* TASK
Print the listing below from its opening line through the line holding "import plotly.graph_objects as go", both ends included.

* SUPPLIED INFORMATION

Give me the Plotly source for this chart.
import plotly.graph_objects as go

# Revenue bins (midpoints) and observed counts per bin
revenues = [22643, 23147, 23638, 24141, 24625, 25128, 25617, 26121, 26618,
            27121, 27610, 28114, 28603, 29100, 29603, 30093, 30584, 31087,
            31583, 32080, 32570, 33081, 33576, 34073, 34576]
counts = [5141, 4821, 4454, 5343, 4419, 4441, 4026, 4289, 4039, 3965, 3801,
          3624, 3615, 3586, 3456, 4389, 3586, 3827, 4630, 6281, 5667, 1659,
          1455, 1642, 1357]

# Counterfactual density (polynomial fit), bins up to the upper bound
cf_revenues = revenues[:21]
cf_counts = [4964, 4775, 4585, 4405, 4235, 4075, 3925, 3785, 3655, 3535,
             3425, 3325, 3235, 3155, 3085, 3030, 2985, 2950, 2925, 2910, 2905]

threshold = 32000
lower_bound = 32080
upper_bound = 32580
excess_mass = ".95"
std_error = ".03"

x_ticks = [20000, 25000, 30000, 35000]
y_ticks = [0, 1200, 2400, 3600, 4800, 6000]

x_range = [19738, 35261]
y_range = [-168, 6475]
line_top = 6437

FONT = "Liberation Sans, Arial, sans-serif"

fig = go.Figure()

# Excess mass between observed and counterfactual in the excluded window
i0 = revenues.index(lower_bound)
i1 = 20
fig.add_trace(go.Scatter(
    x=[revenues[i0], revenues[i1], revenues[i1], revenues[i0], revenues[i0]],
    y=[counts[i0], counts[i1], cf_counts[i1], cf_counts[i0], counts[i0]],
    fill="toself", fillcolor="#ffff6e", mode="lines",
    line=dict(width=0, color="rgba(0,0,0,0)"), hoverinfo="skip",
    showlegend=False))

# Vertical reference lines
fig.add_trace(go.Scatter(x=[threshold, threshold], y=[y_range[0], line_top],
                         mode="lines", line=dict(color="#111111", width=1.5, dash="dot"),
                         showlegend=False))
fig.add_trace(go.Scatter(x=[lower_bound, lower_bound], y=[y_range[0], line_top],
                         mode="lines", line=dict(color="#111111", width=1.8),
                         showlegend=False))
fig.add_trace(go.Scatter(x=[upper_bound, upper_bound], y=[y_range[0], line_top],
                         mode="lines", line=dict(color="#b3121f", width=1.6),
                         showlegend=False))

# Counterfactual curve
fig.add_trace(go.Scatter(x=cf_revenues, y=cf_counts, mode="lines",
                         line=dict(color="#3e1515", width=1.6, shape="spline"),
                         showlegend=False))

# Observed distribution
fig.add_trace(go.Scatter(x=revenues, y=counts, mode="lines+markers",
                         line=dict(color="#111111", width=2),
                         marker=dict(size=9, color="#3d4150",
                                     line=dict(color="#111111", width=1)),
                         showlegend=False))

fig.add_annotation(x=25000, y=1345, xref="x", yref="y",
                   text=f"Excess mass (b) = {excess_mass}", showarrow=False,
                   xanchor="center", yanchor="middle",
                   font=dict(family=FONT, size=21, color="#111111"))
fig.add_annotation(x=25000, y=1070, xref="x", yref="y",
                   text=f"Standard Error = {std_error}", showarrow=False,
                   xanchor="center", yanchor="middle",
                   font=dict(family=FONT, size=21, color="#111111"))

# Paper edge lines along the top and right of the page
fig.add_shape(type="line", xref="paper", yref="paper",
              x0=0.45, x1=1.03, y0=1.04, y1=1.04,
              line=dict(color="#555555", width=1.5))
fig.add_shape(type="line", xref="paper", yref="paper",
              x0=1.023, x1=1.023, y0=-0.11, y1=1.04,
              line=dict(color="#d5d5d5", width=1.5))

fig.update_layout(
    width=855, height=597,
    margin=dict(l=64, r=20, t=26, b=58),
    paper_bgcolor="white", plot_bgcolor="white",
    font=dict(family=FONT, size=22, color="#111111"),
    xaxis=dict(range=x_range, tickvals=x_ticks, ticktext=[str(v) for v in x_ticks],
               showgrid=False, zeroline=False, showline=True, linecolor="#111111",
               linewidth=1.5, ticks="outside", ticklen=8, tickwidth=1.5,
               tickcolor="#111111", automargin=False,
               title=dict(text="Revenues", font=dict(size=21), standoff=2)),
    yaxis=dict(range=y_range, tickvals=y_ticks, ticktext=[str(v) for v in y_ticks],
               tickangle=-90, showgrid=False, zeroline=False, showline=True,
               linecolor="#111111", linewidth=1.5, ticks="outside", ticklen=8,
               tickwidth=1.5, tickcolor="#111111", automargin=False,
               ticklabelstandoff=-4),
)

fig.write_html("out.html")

* TASK RESPONSE
Give me the Plotly source for this chart.
import plotly.graph_objects as go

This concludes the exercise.